Material provided |
┌────────

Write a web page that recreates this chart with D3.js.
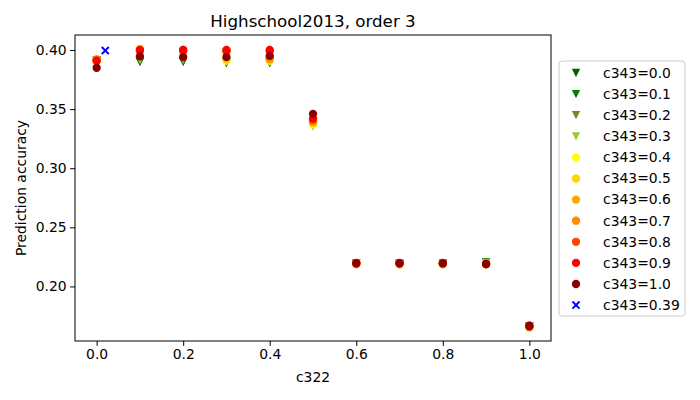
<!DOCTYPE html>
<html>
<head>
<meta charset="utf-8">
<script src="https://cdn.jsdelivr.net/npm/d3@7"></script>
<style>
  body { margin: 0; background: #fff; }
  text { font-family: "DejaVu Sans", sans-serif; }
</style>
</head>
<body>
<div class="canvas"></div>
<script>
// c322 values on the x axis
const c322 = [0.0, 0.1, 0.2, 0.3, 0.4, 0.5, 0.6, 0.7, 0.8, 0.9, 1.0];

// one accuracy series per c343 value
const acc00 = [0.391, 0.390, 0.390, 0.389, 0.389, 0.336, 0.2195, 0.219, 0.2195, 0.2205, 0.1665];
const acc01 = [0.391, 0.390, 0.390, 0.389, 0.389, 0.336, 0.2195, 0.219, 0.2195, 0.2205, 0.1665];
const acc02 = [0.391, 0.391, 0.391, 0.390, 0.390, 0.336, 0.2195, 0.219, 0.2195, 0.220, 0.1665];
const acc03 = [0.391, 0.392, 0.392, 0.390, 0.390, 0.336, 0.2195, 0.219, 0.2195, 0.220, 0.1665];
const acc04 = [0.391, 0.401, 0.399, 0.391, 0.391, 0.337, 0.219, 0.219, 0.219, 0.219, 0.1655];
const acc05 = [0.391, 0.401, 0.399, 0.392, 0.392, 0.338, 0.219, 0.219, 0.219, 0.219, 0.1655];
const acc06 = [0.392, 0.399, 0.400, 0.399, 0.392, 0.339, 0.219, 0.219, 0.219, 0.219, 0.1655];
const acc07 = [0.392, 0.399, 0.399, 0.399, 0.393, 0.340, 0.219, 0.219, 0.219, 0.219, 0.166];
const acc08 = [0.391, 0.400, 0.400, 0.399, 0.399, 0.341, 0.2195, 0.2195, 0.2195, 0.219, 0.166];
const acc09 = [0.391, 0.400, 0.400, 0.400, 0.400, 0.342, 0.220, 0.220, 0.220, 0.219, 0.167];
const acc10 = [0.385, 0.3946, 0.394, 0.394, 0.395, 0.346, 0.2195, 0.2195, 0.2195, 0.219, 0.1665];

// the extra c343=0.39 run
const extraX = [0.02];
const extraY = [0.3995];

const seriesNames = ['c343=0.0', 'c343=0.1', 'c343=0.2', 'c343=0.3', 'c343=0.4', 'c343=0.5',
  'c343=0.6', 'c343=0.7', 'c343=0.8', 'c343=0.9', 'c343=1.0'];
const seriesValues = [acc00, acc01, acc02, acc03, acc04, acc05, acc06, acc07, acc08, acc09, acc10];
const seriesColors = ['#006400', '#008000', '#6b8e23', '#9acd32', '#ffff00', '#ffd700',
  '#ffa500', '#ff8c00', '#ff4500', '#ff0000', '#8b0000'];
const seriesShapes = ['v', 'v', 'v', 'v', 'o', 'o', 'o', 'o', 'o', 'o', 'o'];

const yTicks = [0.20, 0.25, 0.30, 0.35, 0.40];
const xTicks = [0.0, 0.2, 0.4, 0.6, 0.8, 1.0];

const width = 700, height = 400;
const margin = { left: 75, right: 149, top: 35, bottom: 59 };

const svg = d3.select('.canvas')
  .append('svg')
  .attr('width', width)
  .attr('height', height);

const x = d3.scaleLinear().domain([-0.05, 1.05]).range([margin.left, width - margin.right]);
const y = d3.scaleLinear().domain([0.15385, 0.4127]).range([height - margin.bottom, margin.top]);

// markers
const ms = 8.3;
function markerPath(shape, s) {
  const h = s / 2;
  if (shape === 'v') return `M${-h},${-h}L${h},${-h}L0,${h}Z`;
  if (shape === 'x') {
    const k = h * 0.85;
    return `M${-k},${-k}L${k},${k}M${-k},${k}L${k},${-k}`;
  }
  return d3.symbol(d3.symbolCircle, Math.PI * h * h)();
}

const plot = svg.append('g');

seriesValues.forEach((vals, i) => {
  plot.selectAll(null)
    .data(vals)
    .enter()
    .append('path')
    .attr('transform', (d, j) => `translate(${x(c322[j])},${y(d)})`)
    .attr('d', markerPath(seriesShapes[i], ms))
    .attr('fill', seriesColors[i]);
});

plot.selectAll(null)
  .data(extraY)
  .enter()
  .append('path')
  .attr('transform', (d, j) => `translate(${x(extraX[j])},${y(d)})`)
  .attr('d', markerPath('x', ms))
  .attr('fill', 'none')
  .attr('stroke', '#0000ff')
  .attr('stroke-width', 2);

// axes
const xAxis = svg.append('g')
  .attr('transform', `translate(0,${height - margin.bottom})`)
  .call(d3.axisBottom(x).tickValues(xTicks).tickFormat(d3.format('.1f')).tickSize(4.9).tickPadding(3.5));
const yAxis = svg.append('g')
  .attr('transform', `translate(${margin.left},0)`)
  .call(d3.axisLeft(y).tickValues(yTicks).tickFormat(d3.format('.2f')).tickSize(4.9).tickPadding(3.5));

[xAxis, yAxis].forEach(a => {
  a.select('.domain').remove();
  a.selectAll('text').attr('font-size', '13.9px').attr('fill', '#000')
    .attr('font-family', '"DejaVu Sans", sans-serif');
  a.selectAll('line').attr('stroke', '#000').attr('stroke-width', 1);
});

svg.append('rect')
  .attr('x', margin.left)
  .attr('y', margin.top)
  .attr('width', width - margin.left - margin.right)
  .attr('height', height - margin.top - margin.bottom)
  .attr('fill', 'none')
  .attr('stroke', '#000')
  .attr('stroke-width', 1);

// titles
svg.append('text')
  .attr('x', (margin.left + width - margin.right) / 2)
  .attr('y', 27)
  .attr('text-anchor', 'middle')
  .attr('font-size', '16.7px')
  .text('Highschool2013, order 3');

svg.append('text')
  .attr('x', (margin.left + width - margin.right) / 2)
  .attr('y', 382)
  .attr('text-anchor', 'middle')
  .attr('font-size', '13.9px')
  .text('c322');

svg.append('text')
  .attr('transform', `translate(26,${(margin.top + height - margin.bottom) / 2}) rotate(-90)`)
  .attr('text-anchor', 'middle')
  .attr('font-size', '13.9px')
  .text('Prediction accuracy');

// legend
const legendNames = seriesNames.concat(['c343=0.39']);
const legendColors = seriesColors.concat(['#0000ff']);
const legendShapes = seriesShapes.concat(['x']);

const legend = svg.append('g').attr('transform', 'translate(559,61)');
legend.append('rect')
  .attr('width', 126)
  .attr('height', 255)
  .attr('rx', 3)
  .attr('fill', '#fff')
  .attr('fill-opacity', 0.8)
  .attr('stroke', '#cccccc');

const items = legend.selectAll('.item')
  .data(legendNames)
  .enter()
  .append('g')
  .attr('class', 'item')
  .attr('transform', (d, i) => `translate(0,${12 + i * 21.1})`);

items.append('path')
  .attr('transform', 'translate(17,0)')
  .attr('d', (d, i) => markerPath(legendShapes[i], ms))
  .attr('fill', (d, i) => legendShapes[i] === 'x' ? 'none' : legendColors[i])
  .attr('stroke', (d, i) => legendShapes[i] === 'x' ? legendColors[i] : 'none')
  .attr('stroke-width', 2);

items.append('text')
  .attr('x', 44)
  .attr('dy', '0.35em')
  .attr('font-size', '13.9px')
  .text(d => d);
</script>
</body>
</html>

└────────

Task description | Leave the pictures out and please restate exactly the lines running from the start of the material through the one with "const extraY = [0.3995];".

Result of the task |
Write a web page that recreates this chart with D3.js.
<!DOCTYPE html>
<html>
<head>
<meta charset="utf-8">
<script src="https://cdn.jsdelivr.net/npm/d3@7"></script>
<style>
  body { margin: 0; background: #fff; }
  text { font-family: "DejaVu Sans", sans-serif; }
</style>
</head>
<body>
<div class="canvas"></div>
<script>
// c322 values on the x axis
const c322 = [0.0, 0.1, 0.2, 0.3, 0.4, 0.5, 0.6, 0.7, 0.8, 0.9, 1.0];

// one accuracy series per c343 value
const acc00 = [0.391, 0.390, 0.390, 0.389, 0.389, 0.336, 0.2195, 0.219, 0.2195, 0.2205, 0.1665];
const acc01 = [0.391, 0.390, 0.390, 0.389, 0.389, 0.336, 0.2195, 0.219, 0.2195, 0.2205, 0.1665];
const acc02 = [0.391, 0.391, 0.391, 0.390, 0.390, 0.336, 0.2195, 0.219, 0.2195, 0.220, 0.1665];
const acc03 = [0.391, 0.392, 0.392, 0.390, 0.390, 0.336, 0.2195, 0.219, 0.2195, 0.220, 0.1665];
const acc04 = [0.391, 0.401, 0.399, 0.391, 0.391, 0.337, 0.219, 0.219, 0.219, 0.219, 0.1655];
const acc05 = [0.391, 0.401, 0.399, 0.392, 0.392, 0.338, 0.219, 0.219, 0.219, 0.219, 0.1655];
const acc06 = [0.392, 0.399, 0.400, 0.399, 0.392, 0.339, 0.219, 0.219, 0.219, 0.219, 0.1655];
const acc07 = [0.392, 0.399, 0.399, 0.399, 0.393, 0.340, 0.219, 0.219, 0.219, 0.219, 0.166];
const acc08 = [0.391, 0.400, 0.400, 0.399, 0.399, 0.341, 0.2195, 0.2195, 0.2195, 0.219, 0.166];
const acc09 = [0.391, 0.400, 0.400, 0.400, 0.400, 0.342, 0.220, 0.220, 0.220, 0.219, 0.167];
const acc10 = [0.385, 0.3946, 0.394, 0.394, 0.395, 0.346, 0.2195, 0.2195, 0.2195, 0.219, 0.1665];

// the extra c343=0.39 run
const extraX = [0.02];
const extraY = [0.3995];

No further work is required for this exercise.